INSTRUCTIONS FOR THE TASK: Pictures stay out of the copy; set down each line of the listing below exactly.

INFORMATION SHOWN:
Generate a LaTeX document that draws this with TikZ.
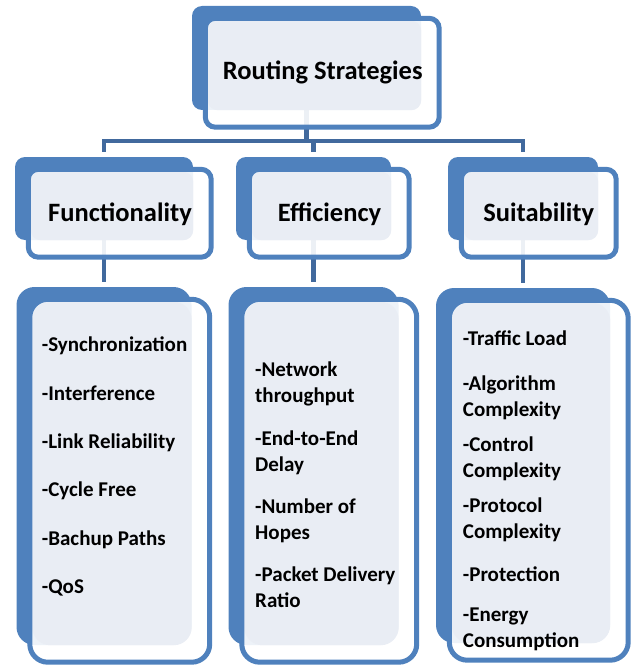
\documentclass[tikz,border=0pt]{standalone}
\usepackage{fontspec}
\setmainfont{Carlito}
\usetikzlibrary{backgrounds}

\definecolor{boxblue}{HTML}{4F81BD}
\definecolor{boxlight}{HTML}{E9EDF4}
\definecolor{linkblue}{HTML}{41699D}

\tikzset{
  backbox/.style={fill=boxblue, rounded corners=#1, inner sep=0pt},
  link/.style={draw=linkblue, line width=4.5pt},
  headtext/.style={font=\fontsize{26.5}{31}\selectfont\bfseries, anchor=base, inner sep=0pt},
  itemtext/.style={font=\fontsize{21}{26}\selectfont\bfseries, align=left, anchor=base west, inner sep=0pt}
}

\begin{document}
\begin{tikzpicture}[x=1pt, y=-1pt]
          \useasboundingbox (0,0) rectangle (635,666);

          \node[backbox=10pt, minimum width=229pt, minimum height=104pt] (root) at (306.5,58) {};
          \node[backbox=10pt, minimum width=178pt, minimum height=83pt] (func) at (104,198.5) {};
          \node[backbox=10pt, minimum width=155pt, minimum height=83pt] (eff) at (313.5,198.5) {};
          \node[backbox=10pt, minimum width=150pt, minimum height=83pt] (suit) at (523,198.5) {};
          \node[backbox=18pt, minimum width=175pt, minimum height=358pt] (funclist) at (104,466) {};
          \node[backbox=18pt, minimum width=170pt, minimum height=358pt] (efflist) at (313.5,466) {};
          \node[backbox=18pt, minimum width=174pt, minimum height=355pt] (suitlist) at (523,465.5) {};

          \coordinate (bus) at (0,141);
          \begin{scope}[on background layer]
            \draw[link] (root.center) -- (root.center |- bus);
            \draw[link, shorten <=5pt, shorten >=5pt] (func.north) |- (suit.north |- bus) -- (suit.north);
            \draw[link, shorten >=5pt] (eff.north |- bus) -- (eff.north);
            \draw[link, shorten >=5pt] (func.center) -- (funclist.north);
            \draw[link, shorten >=5pt] (eff.center) -- (efflist.north);
            \draw[link, shorten >=5pt] (suit.center) -- (suitlist.north);
          \end{scope}

          \foreach \n/\r in {root/10pt, func/10pt, eff/10pt, suit/10pt, funclist/18pt, efflist/18pt, suitlist/18pt}{
            \fill[white, opacity=.9, rounded corners=\r] ([shift={(13.5,12.5)}]\n.north west) rectangle ([shift={(18,17)}]\n.south east);
            \fill[boxlight, rounded corners=\r] ([shift={(16,15)}]\n.north west) rectangle (\n.south east);
            \draw[boxblue, line width=5pt, rounded corners=\r] ([shift={(13.5,12.5)}]\n.north west) rectangle ([shift={(18,17)}]\n.south east);
          }

          \node[headtext] (roottext) at (322.7,80) {Routing Strategies};
          \node[headtext] (functext) at (120,221) {Functionality};
          \node[headtext] (efftext) at (329.5,221) {Efficiency};
          \node[headtext] (suittext) at (538.7,221) {Suitability};

          % multi-line items sit on the baseline of their last line
          \foreach \t/\y [count=\i] in {{-Synchronization}/351.7, {-Interference}/400, {-Link Reliability}/448.3,
              {-Cycle Free}/496.6, {-Bachup Paths}/545, {-QoS}/593.3}{
            \node[itemtext] (funcitem\i) at (41.7,\y) {\t};
          }

          \foreach \t/\y [count=\i] in {{-Network\\throughput}/402.7, {-End-to-End\\Delay}/471.7,
              {-Number of\\Hopes}/539.3, {-Packet Delivery\\Ratio}/607.7}{
            \node[itemtext] (effitem\i) at (255,\y) {\t};
          }

          \foreach \t/\y [count=\i] in {{-Traffic Load}/345.7, {-Algorithm\\Complexity}/416, {-Control\\Complexity}/477,
              {-Protocol\\Complexity}/538.3, {-Protection}/581.7, {-Energy\\Consumption}/647.7}{
            \node[itemtext] (suititem\i) at (462.7,\y) {\t};
          }
        \end{tikzpicture}
\end{document}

TASK RESPONSE:
Generate a LaTeX document that draws this with TikZ.
\documentclass[tikz,border=0pt]{standalone}
\usepackage{fontspec}
\setmainfont{Carlito}
\usetikzlibrary{backgrounds}

\definecolor{boxblue}{HTML}{4F81BD}
\definecolor{boxlight}{HTML}{E9EDF4}
\definecolor{linkblue}{HTML}{41699D}

\tikzset{
  backbox/.style={fill=boxblue, rounded corners=#1, inner sep=0pt},
  link/.style={draw=linkblue, line width=4.5pt},
  headtext/.style={font=\fontsize{26.5}{31}\selectfont\bfseries, anchor=base, inner sep=0pt},
  itemtext/.style={font=\fontsize{21}{26}\selectfont\bfseries, align=left, anchor=base west, inner sep=0pt}
}

\begin{document}
\begin{tikzpicture}[x=1pt, y=-1pt]
          \useasboundingbox (0,0) rectangle (635,666);

          \node[backbox=10pt, minimum width=229pt, minimum height=104pt] (root) at (306.5,58) {};
          \node[backbox=10pt, minimum width=178pt, minimum height=83pt] (func) at (104,198.5) {};
          \node[backbox=10pt, minimum width=155pt, minimum height=83pt] (eff) at (313.5,198.5) {};
          \node[backbox=10pt, minimum width=150pt, minimum height=83pt] (suit) at (523,198.5) {};
          \node[backbox=18pt, minimum width=175pt, minimum height=358pt] (funclist) at (104,466) {};
          \node[backbox=18pt, minimum width=170pt, minimum height=358pt] (efflist) at (313.5,466) {};
          \node[backbox=18pt, minimum width=174pt, minimum height=355pt] (suitlist) at (523,465.5) {};

          \coordinate (bus) at (0,141);
          \begin{scope}[on background layer]
            \draw[link] (root.center) -- (root.center |- bus);
            \draw[link, shorten <=5pt, shorten >=5pt] (func.north) |- (suit.north |- bus) -- (suit.north);
            \draw[link, shorten >=5pt] (eff.north |- bus) -- (eff.north);
            \draw[link, shorten >=5pt] (func.center) -- (funclist.north);
            \draw[link, shorten >=5pt] (eff.center) -- (efflist.north);
            \draw[link, shorten >=5pt] (suit.center) -- (suitlist.north);
          \end{scope}

          \foreach \n/\r in {root/10pt, func/10pt, eff/10pt, suit/10pt, funclist/18pt, efflist/18pt, suitlist/18pt}{
            \fill[white, opacity=.9, rounded corners=\r] ([shift={(13.5,12.5)}]\n.north west) rectangle ([shift={(18,17)}]\n.south east);
            \fill[boxlight, rounded corners=\r] ([shift={(16,15)}]\n.north west) rectangle (\n.south east);
            \draw[boxblue, line width=5pt, rounded corners=\r] ([shift={(13.5,12.5)}]\n.north west) rectangle ([shift={(18,17)}]\n.south east);
          }

          \node[headtext] (roottext) at (322.7,80) {Routing Strategies};
          \node[headtext] (functext) at (120,221) {Functionality};
          \node[headtext] (efftext) at (329.5,221) {Efficiency};
          \node[headtext] (suittext) at (538.7,221) {Suitability};

          % multi-line items sit on the baseline of their last line
          \foreach \t/\y [count=\i] in {{-Synchronization}/351.7, {-Interference}/400, {-Link Reliability}/448.3,
              {-Cycle Free}/496.6, {-Bachup Paths}/545, {-QoS}/593.3}{
            \node[itemtext] (funcitem\i) at (41.7,\y) {\t};
          }

          \foreach \t/\y [count=\i] in {{-Network\\throughput}/402.7, {-End-to-End\\Delay}/471.7,
              {-Number of\\Hopes}/539.3, {-Packet Delivery\\Ratio}/607.7}{
            \node[itemtext] (effitem\i) at (255,\y) {\t};
          }

          \foreach \t/\y [count=\i] in {{-Traffic Load}/345.7, {-Algorithm\\Complexity}/416, {-Control\\Complexity}/477,
              {-Protocol\\Complexity}/538.3, {-Protection}/581.7, {-Energy\\Consumption}/647.7}{
            \node[itemtext] (suititem\i) at (462.7,\y) {\t};
          }
        \end{tikzpicture}
\end{document}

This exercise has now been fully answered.